====== Data shown

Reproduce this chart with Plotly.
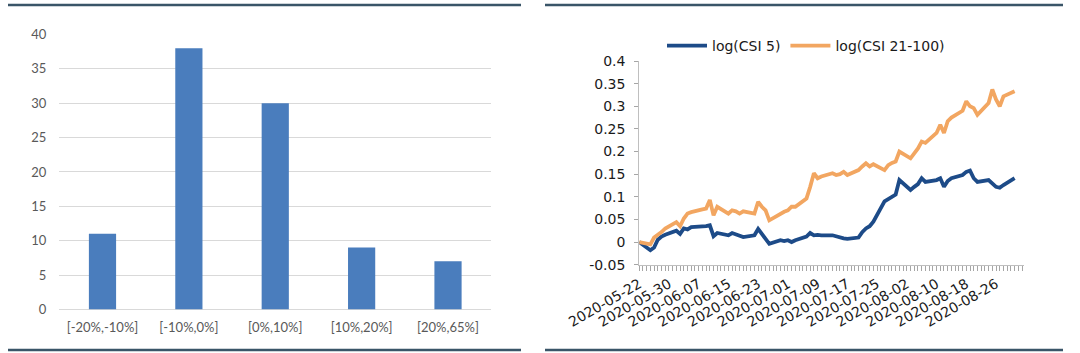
import plotly.graph_objects as go

# ---------------- data ----------------
bins = ["[-20%,-10%]", "[-10%,0%]", "[0%,10%]", "[10%,20%]", "[20%,65%]"]
counts = [11, 38, 30, 9, 7]

dates = [
    "2020-05-22",
    "2020-05-25", "2020-05-26", "2020-05-27", "2020-05-28", "2020-05-29",
    "2020-06-01", "2020-06-02", "2020-06-03", "2020-06-04", "2020-06-05",
    "2020-06-08", "2020-06-09", "2020-06-10", "2020-06-11", "2020-06-12",
    "2020-06-15", "2020-06-16", "2020-06-17", "2020-06-18", "2020-06-19",
    "2020-06-22", "2020-06-23", "2020-06-24", "2020-06-25", "2020-06-26",
    "2020-06-29", "2020-06-30", "2020-07-01", "2020-07-02", "2020-07-03",
    "2020-07-06", "2020-07-07", "2020-07-08", "2020-07-09", "2020-07-10",
    "2020-07-13", "2020-07-14", "2020-07-15", "2020-07-16", "2020-07-17",
    "2020-07-20", "2020-07-21", "2020-07-22", "2020-07-23", "2020-07-24",
    "2020-07-27", "2020-07-28", "2020-07-29", "2020-07-30", "2020-07-31",
    "2020-08-03", "2020-08-04", "2020-08-05", "2020-08-06", "2020-08-07",
    "2020-08-10", "2020-08-11", "2020-08-12", "2020-08-13", "2020-08-14",
    "2020-08-17", "2020-08-18", "2020-08-19", "2020-08-20", "2020-08-21",
    "2020-08-24", "2020-08-25", "2020-08-26", "2020-08-27", "2020-08-28",
    "2020-08-31",
]

csi5 = [
    0.000,
    -0.018, -0.012, 0.005, 0.012, 0.016,
    0.025, 0.018, 0.030, 0.028, 0.033,
    0.033, 0.035, 0.037, 0.013, 0.020,
    0.015, 0.020, 0.017, 0.012, 0.011,
    0.015, 0.029, 0.018, 0.008, -0.004,
    0.004, 0.002, 0.004, 0.000, 0.004,
    0.012, 0.020, 0.015, 0.016, 0.015,
    0.015, 0.012, 0.011, 0.008, 0.007,
    0.010, 0.022, 0.030, 0.035, 0.045,
    0.090, 0.095, 0.098, 0.105, 0.137,
    0.115, 0.122, 0.128, 0.141, 0.133,
    0.137, 0.141, 0.122, 0.135, 0.141,
    0.148, 0.155, 0.158, 0.141, 0.133,
    0.137, 0.130, 0.122, 0.120, 0.126,
    0.141,
]

csi21_100 = [
    0.000,
    -0.005, 0.010, 0.015, 0.022, 0.030,
    0.044, 0.035, 0.052, 0.063, 0.066,
    0.072, 0.074, 0.093, 0.059, 0.078,
    0.063, 0.070, 0.068, 0.063, 0.068,
    0.063, 0.089, 0.078, 0.070, 0.048,
    0.063, 0.067, 0.070, 0.078, 0.078,
    0.096, 0.122, 0.152, 0.141, 0.145,
    0.152, 0.148, 0.150, 0.155, 0.148,
    0.159, 0.167, 0.174, 0.167, 0.172,
    0.159, 0.170, 0.175, 0.178, 0.200,
    0.185, 0.196, 0.207, 0.222, 0.219,
    0.241, 0.259, 0.241, 0.267, 0.275,
    0.290, 0.311, 0.300, 0.296, 0.281,
    0.307, 0.337, 0.315, 0.300, 0.322,
    0.333,
]

left_yticks = [0, 5, 10, 15, 20, 25, 30, 35, 40]
right_yticks = [-0.05, 0, 0.05, 0.1, 0.15, 0.2, 0.25, 0.3, 0.35, 0.4]
right_yticklabels = ["-0.05", "0", "0.05", "0.1", "0.15", "0.2", "0.25", "0.3", "0.35", "0.4"]

# ---------------- figure ----------------
W, H = 1080, 353
fig = go.Figure()

fig.add_trace(go.Bar(
    x=bins, y=counts, marker=dict(color="#4a7dbd", line=dict(width=0)),
    xaxis="x", yaxis="y", showlegend=False,
))

blue = "#1d4b88"
orange = "#f2a661"
fig.add_trace(go.Scatter(
    x=dates, y=csi5, mode="lines", name="log(CSI 5)",
    line=dict(color=blue, width=3.8), xaxis="x2", yaxis="y2",
))
fig.add_trace(go.Scatter(
    x=dates, y=csi21_100, mode="lines", name="log(CSI 21-100)",
    line=dict(color=orange, width=3.8), xaxis="x2", yaxis="y2",
))

def px_x(v):
    return v / W

def px_y(v):
    return 1 - v / H

left_font = dict(family="Lato, Carlito, sans-serif", size=13, color="#595959")
right_font = dict(family="DejaVu Sans, Verdana, sans-serif", size=14, color="#1a1a1a")

fig.update_layout(
    width=W, height=H, autosize=False,
    margin=dict(l=0, r=0, t=0, b=0, pad=0, autoexpand=False),
    paper_bgcolor="white", plot_bgcolor="white",
    bargap=0.685,
    xaxis=dict(
        domain=[px_x(59.3), px_x(491.2)], anchor="y", automargin=False,
        showline=False, showgrid=False, ticks="",
        tickfont=left_font, ticklabelstandoff=8,
    ),
    yaxis=dict(
        domain=[px_y(309.5), px_y(34.4)], anchor="x", automargin=False,
        range=[0, 40], tickvals=left_yticks,
        showgrid=True, gridcolor="#d9d9d9", gridwidth=1,
        zeroline=True, zerolinecolor="#d9d9d9", zerolinewidth=1,
        showline=False, ticks="", tickfont=left_font, ticklabelstandoff=12,
    ),
    xaxis2=dict(
        domain=[px_x(639.2), px_x(1023.9)], anchor="y2", automargin=False,
        type="date", range=["2020-05-22", "2020-09-02 12:00"],
        tick0="2020-05-22", dtick=8 * 86400000, tickformat="%Y-%m-%d",
        tickangle=-30, tickfont=dict(family="DejaVu Sans, Verdana, sans-serif", size=14, color="#1a1a1a"),
        showline=True, linecolor="#bfbfbf", linewidth=1,
        ticks="outside", ticklen=5, tickcolor="#a6a6a6", tickwidth=1,
        minor=dict(dtick=86400000, tick0="2020-05-22", ticks="outside", ticklen=5,
                   tickcolor="#a6a6a6", tickwidth=1, showgrid=False),
        showgrid=False, zeroline=False,
    ),
    yaxis2=dict(
        domain=[px_y(264.7), px_y(61)], anchor="x2", automargin=False,
        range=[-0.05, 0.4], tickvals=right_yticks, ticktext=right_yticklabels,
        showline=True, linecolor="#bfbfbf", linewidth=1,
        ticks="outside", ticklen=4, tickcolor="#a6a6a6",
        showgrid=False, zeroline=False, tickfont=right_font,
        ticklabelstandoff=6,
    ),
    legend=dict(
        orientation="h", x=px_x(662), y=px_y(30), xanchor="left", yanchor="top",
        font=right_font, bgcolor="rgba(0,0,0,0)", itemwidth=40,
        tracegroupgap=0,
    ),
)

# panel separator rules
rule_color = "#3a5568"
for (x0, x1) in [(8, 521), (545, 1063)]:
    for yy in (5, 350):
        fig.add_shape(type="line", xref="paper", yref="paper",
                      x0=px_x(x0), x1=px_x(x1), y0=px_y(yy), y1=px_y(yy),
                      line=dict(color=rule_color, width=2.5))

fig.write_html("out.html")
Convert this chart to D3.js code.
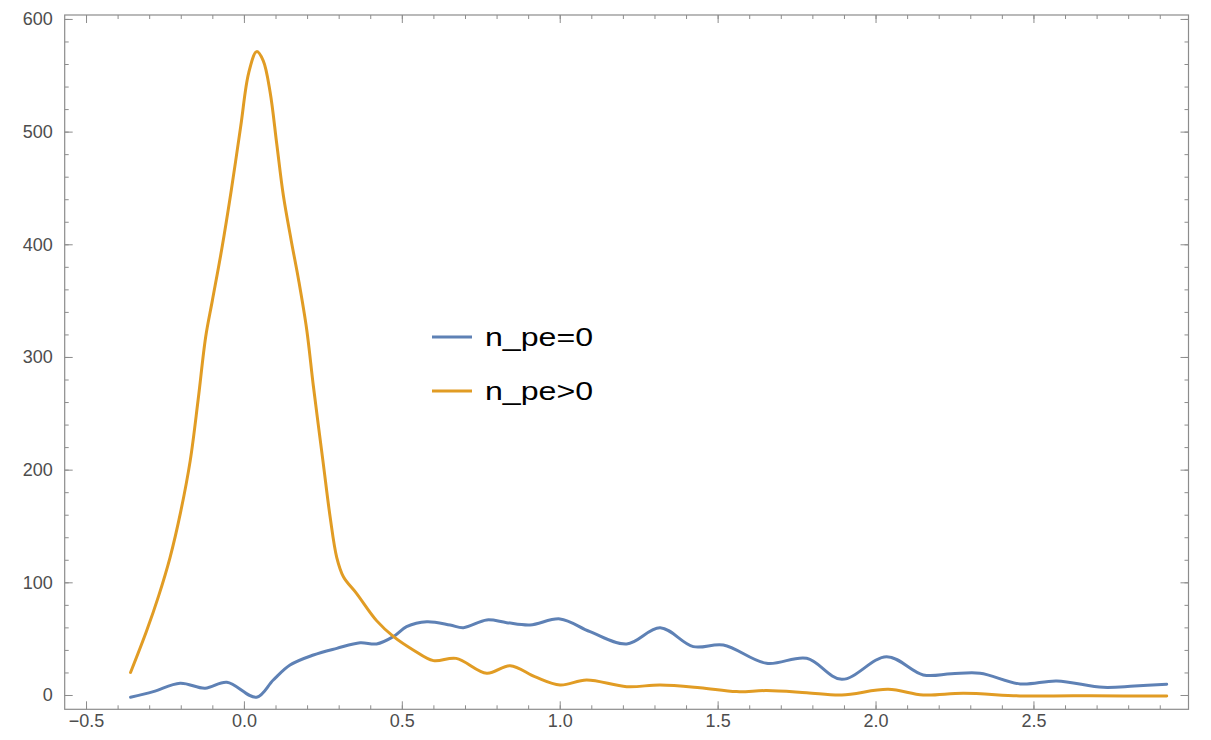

============

List the lines of the entries that include "this".

Reproduce this chart with Plotly.
Convert this chart to D3.js code.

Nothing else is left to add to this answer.